日本ハム加藤貴之に“新庄チルドレン長男坊”本領発揮の期待 3年間で9完投、今季も2完投
“チルドレン”と言うには、いささか歳を重ねているが、頼もしい孝行息子には違いない。
1日のオリックス戦でサヨナラ完投負けを喫した、日本ハムの左腕・加藤貴之(33)のことである。八回までは3安打無失点。二塁を踏ませぬ完璧な内容で、今季8勝目を3度目の完投で手にする目前まで行った。
しかし、2-0で迎えた九回に暗転。先頭から3連打で1点を失うと、なおも1死二、三塁のピンチで6番の頓宮にサヨナラ3ランを浴びた。
「新庄監督が就任した2022年以降、チームには万波、清宮、水谷、矢沢、田宮ら20代中盤までの“新庄チルドレン”が次々に誕生し、主力に成長しているが、ベテラン加藤貴の存在も忘れてはいけません。新庄監督1年目にキャリア7年目にして初の防御率2点台をマークすると、そこから3年連続で2点台。今季もここまで2.70と安定感抜群です。

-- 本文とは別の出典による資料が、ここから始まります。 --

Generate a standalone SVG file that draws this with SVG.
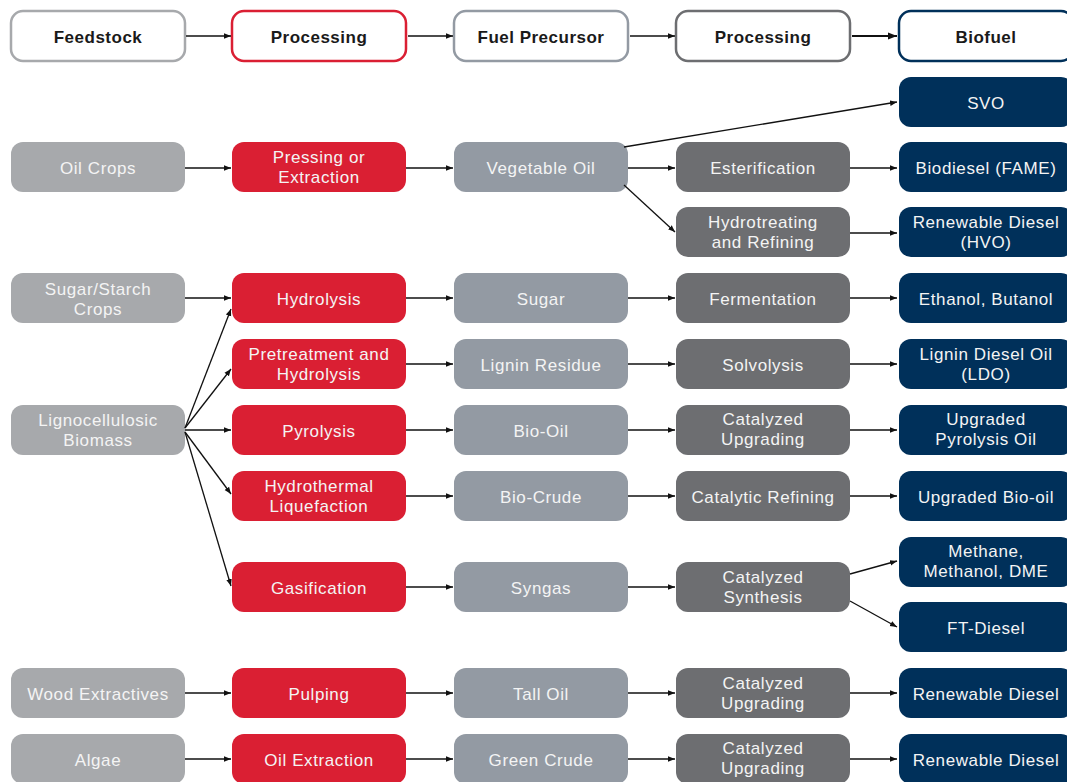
<svg xmlns="http://www.w3.org/2000/svg" width="1067" height="782" viewBox="0 0 1067 782">
<defs>
<marker id="ah" viewBox="0 0 10 10" refX="10" refY="5" markerWidth="7" markerHeight="7" markerUnits="userSpaceOnUse" orient="auto"><path d="M0,1 L10,5 L0,9 z" fill="#111"/></marker>
<marker id="ahb" viewBox="0 0 10 10" refX="10" refY="5" markerWidth="9" markerHeight="9" markerUnits="userSpaceOnUse" orient="auto"><path d="M0,1 L10,5 L0,9 z" fill="#111"/></marker>
<style>
text{font-family:"Liberation Sans",Arial,sans-serif;font-size:17px;letter-spacing:0.6px;text-anchor:middle;dominant-baseline:central;fill:#f4f4f4}
.h text{fill:#1a1a1a;font-weight:bold;letter-spacing:0.5px}
.h rect{fill:#fff;stroke-width:2.5}
.f rect{fill:#a7a9ac}
.p rect{fill:#da1f33}
.c rect{fill:#939aa3}
.q rect{fill:#6d6e71}
.b rect{fill:#00305a}
#connectors line{stroke:#111;stroke-width:1.3;marker-end:url(#ah)}
#connectors line.bold{stroke-width:2.2;marker-end:url(#ahb)}
</style>
</defs>
<rect width="1067" height="782" fill="#fff"/>
<!-- header -->
<g class="h">
<g id="h-feedstock"><rect x="11" y="11" width="174" height="50" rx="12" stroke="#a7a9ac"/><text x="98" y="37">Feedstock</text></g>
<g id="h-processing1"><rect x="232" y="11" width="174" height="50" rx="12" stroke="#da1f33"/><text x="319" y="37">Processing</text></g>
<g id="h-precursor"><rect x="454" y="11" width="174" height="50" rx="12" stroke="#939aa3"/><text x="541" y="37">Fuel Precursor</text></g>
<g id="h-processing2"><rect x="676" y="11" width="174" height="50" rx="12" stroke="#6d6e71"/><text x="763" y="37">Processing</text></g>
<g id="h-biofuel"><rect x="899" y="11" width="174" height="50" rx="12" stroke="#00305a"/><text x="986" y="37">Biofuel</text></g>
</g>
<!-- feedstock -->
<g class="f">
<g id="oil-crops"><rect x="11" y="142" width="174" height="50" rx="12"/><text x="98" y="168">Oil Crops</text></g>
<g id="sugar-crops"><rect x="11" y="273" width="174" height="50" rx="12"/><text x="98" y="289">Sugar/Starch</text><text x="98" y="309">Crops</text></g>
<g id="lignocellulosic"><rect x="11" y="405" width="174" height="50" rx="12"/><text x="98" y="420">Lignocellulosic</text><text x="98" y="440">Biomass</text></g>
<g id="wood-extractives"><rect x="11" y="668" width="174" height="50" rx="12"/><text x="98" y="694">Wood Extractives</text></g>
<g id="algae"><rect x="11" y="734" width="174" height="50" rx="12"/><text x="98" y="760">Algae</text></g>
</g>
<!-- processing 1 -->
<g class="p">
<g id="pressing"><rect x="232" y="142" width="174" height="50" rx="12"/><text x="319" y="157">Pressing or</text><text x="319" y="177">Extraction</text></g>
<g id="hydrolysis"><rect x="232" y="273" width="174" height="50" rx="12"/><text x="319" y="299">Hydrolysis</text></g>
<g id="pretreatment"><rect x="232" y="339" width="174" height="50" rx="12"/><text x="319" y="354">Pretreatment and</text><text x="319" y="374">Hydrolysis</text></g>
<g id="pyrolysis"><rect x="232" y="405" width="174" height="50" rx="12"/><text x="319" y="431">Pyrolysis</text></g>
<g id="htl"><rect x="232" y="471" width="174" height="50" rx="12"/><text x="319" y="486">Hydrothermal</text><text x="319" y="506">Liquefaction</text></g>
<g id="gasification"><rect x="232" y="562" width="174" height="50" rx="12"/><text x="319" y="588">Gasification</text></g>
<g id="pulping"><rect x="232" y="668" width="174" height="50" rx="12"/><text x="319" y="694">Pulping</text></g>
<g id="oil-extraction"><rect x="232" y="734" width="174" height="50" rx="12"/><text x="319" y="760">Oil Extraction</text></g>
</g>
<!-- precursors -->
<g class="c">
<g id="vegetable-oil"><rect x="454" y="142" width="174" height="50" rx="12"/><text x="541" y="168">Vegetable Oil</text></g>
<g id="sugar"><rect x="454" y="273" width="174" height="50" rx="12"/><text x="541" y="299">Sugar</text></g>
<g id="lignin-residue"><rect x="454" y="339" width="174" height="50" rx="12"/><text x="541" y="365">Lignin Residue</text></g>
<g id="bio-oil"><rect x="454" y="405" width="174" height="50" rx="12"/><text x="541" y="431">Bio-Oil</text></g>
<g id="bio-crude"><rect x="454" y="471" width="174" height="50" rx="12"/><text x="541" y="497">Bio-Crude</text></g>
<g id="syngas"><rect x="454" y="562" width="174" height="50" rx="12"/><text x="541" y="588">Syngas</text></g>
<g id="tall-oil"><rect x="454" y="668" width="174" height="50" rx="12"/><text x="541" y="694">Tall Oil</text></g>
<g id="green-crude"><rect x="454" y="734" width="174" height="50" rx="12"/><text x="541" y="760">Green Crude</text></g>
</g>
<!-- processing 2 -->
<g class="q">
<g id="esterification"><rect x="676" y="142" width="174" height="50" rx="12"/><text x="763" y="168">Esterification</text></g>
<g id="hydrotreating"><rect x="676" y="207" width="174" height="50" rx="12"/><text x="763" y="222">Hydrotreating</text><text x="763" y="242">and Refining</text></g>
<g id="fermentation"><rect x="676" y="273" width="174" height="50" rx="12"/><text x="763" y="299">Fermentation</text></g>
<g id="solvolysis"><rect x="676" y="339" width="174" height="50" rx="12"/><text x="763" y="365">Solvolysis</text></g>
<g id="cat-upgrading1"><rect x="676" y="405" width="174" height="50" rx="12"/><text x="763" y="419">Catalyzed</text><text x="763" y="439">Upgrading</text></g>
<g id="cat-refining"><rect x="676" y="471" width="174" height="50" rx="12"/><text x="763" y="497">Catalytic Refining</text></g>
<g id="cat-synthesis"><rect x="676" y="562" width="174" height="50" rx="12"/><text x="763" y="577">Catalyzed</text><text x="763" y="597">Synthesis</text></g>
<g id="cat-upgrading2"><rect x="676" y="668" width="174" height="50" rx="12"/><text x="763" y="683">Catalyzed</text><text x="763" y="703">Upgrading</text></g>
<g id="cat-upgrading3"><rect x="676" y="734" width="174" height="50" rx="12"/><text x="763" y="748">Catalyzed</text><text x="763" y="768">Upgrading</text></g>
</g>
<!-- biofuels -->
<g class="b">
<g id="svo"><rect x="899" y="77" width="174" height="50" rx="12"/><text x="986" y="103">SVO</text></g>
<g id="biodiesel"><rect x="899" y="142" width="174" height="50" rx="12"/><text x="986" y="168">Biodiesel (FAME)</text></g>
<g id="rd-hvo"><rect x="899" y="207" width="174" height="50" rx="12"/><text x="986" y="222">Renewable Diesel</text><text x="986" y="242">(HVO)</text></g>
<g id="ethanol"><rect x="899" y="273" width="174" height="50" rx="12"/><text x="986" y="299">Ethanol, Butanol</text></g>
<g id="ldo"><rect x="899" y="339" width="174" height="50" rx="12"/><text x="986" y="354">Lignin Diesel Oil</text><text x="986" y="374">(LDO)</text></g>
<g id="upo"><rect x="899" y="405" width="174" height="50" rx="12"/><text x="986" y="419">Upgraded</text><text x="986" y="439">Pyrolysis Oil</text></g>
<g id="ubo"><rect x="899" y="471" width="174" height="50" rx="12"/><text x="986" y="497">Upgraded Bio-oil</text></g>
<g id="methane"><rect x="899" y="537" width="174" height="50" rx="12"/><text x="986" y="551">Methane,</text><text x="986" y="571">Methanol, DME</text></g>
<g id="ft-diesel"><rect x="899" y="602" width="174" height="50" rx="12"/><text x="986" y="628">FT-Diesel</text></g>
<g id="rd1"><rect x="899" y="668" width="174" height="50" rx="12"/><text x="986" y="694">Renewable Diesel</text></g>
<g id="rd2"><rect x="899" y="734" width="174" height="50" rx="12"/><text x="986" y="760">Renewable Diesel</text></g>
</g>
<g id="connectors">
<line x1="186" y1="36" x2="231" y2="36"/>
<line x1="408" y1="36" x2="453" y2="36"/>
<line x1="630" y1="36" x2="675" y2="36"/>
<line class="bold" x1="852" y1="36" x2="897" y2="36"/>
<line x1="185" y1="168" x2="231" y2="168"/>
<line x1="406" y1="168" x2="453" y2="168"/>
<line x1="624" y1="147" x2="897" y2="102"/>
<line x1="628" y1="168" x2="675" y2="168"/>
<line x1="624" y1="185" x2="675" y2="232"/>
<line x1="850" y1="168" x2="897" y2="168"/>
<line x1="850" y1="233" x2="897" y2="233"/>
<line x1="185" y1="298" x2="231" y2="298"/>
<line x1="406" y1="298" x2="453" y2="298"/>
<line x1="628" y1="298" x2="675" y2="298"/>
<line x1="850" y1="298" x2="897" y2="298"/>
<line x1="185" y1="428" x2="231" y2="309"/>
<line x1="185" y1="428" x2="231" y2="369"/>
<line x1="185" y1="430" x2="231" y2="430"/>
<line x1="185" y1="432" x2="231" y2="494"/>
<line x1="185" y1="432" x2="231" y2="586"/>
<line x1="406" y1="364" x2="453" y2="364"/>
<line x1="628" y1="364" x2="675" y2="364"/>
<line x1="850" y1="364" x2="897" y2="364"/>
<line x1="406" y1="430" x2="453" y2="430"/>
<line x1="628" y1="430" x2="675" y2="430"/>
<line x1="850" y1="430" x2="897" y2="430"/>
<line x1="406" y1="496" x2="453" y2="496"/>
<line x1="628" y1="496" x2="675" y2="496"/>
<line x1="850" y1="496" x2="897" y2="496"/>
<line x1="406" y1="587" x2="453" y2="587"/>
<line x1="628" y1="587" x2="675" y2="587"/>
<line x1="850" y1="574" x2="897" y2="561"/>
<line x1="850" y1="601" x2="897" y2="627"/>
<line x1="185" y1="693" x2="231" y2="693"/>
<line x1="406" y1="693" x2="453" y2="693"/>
<line x1="628" y1="693" x2="675" y2="693"/>
<line x1="850" y1="693" x2="897" y2="693"/>
<line x1="185" y1="759" x2="231" y2="759"/>
<line x1="406" y1="759" x2="453" y2="759"/>
<line x1="628" y1="759" x2="675" y2="759"/>
<line x1="850" y1="759" x2="897" y2="759"/>
</g>
</svg>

規定投球回は4年連続でクリアし、21年までプロ6年間で1回だった完投数も、新庄政権では3年間で9。
今季も2完投を記録している。新庄監督はこの日、九回にピンチを招きながらも、加藤貴を交代する素ぶりも見せなかった。信頼感の表われでしょう。積極的に血の入れ替え、世代交代を図る新庄監督のもと、出場機会を減らすベテランが少なくない中で、淡々と仕事をこなす加藤貴は、派手さはないものの、最も新庄監督の方針にフィットしている選手と言っていい」(球団OB)
23年オフには取得した国内FA権の行使がウワサされたものの、「悩みましたけど、やっぱりファイターズでプレーしたいのが一番」と移籍を封印。新たに4年契約を結び、新庄監督の下でリーグ優勝、日本一を目指すことを誓った。今季、その最大のチャンスを逃すわけにはいかない。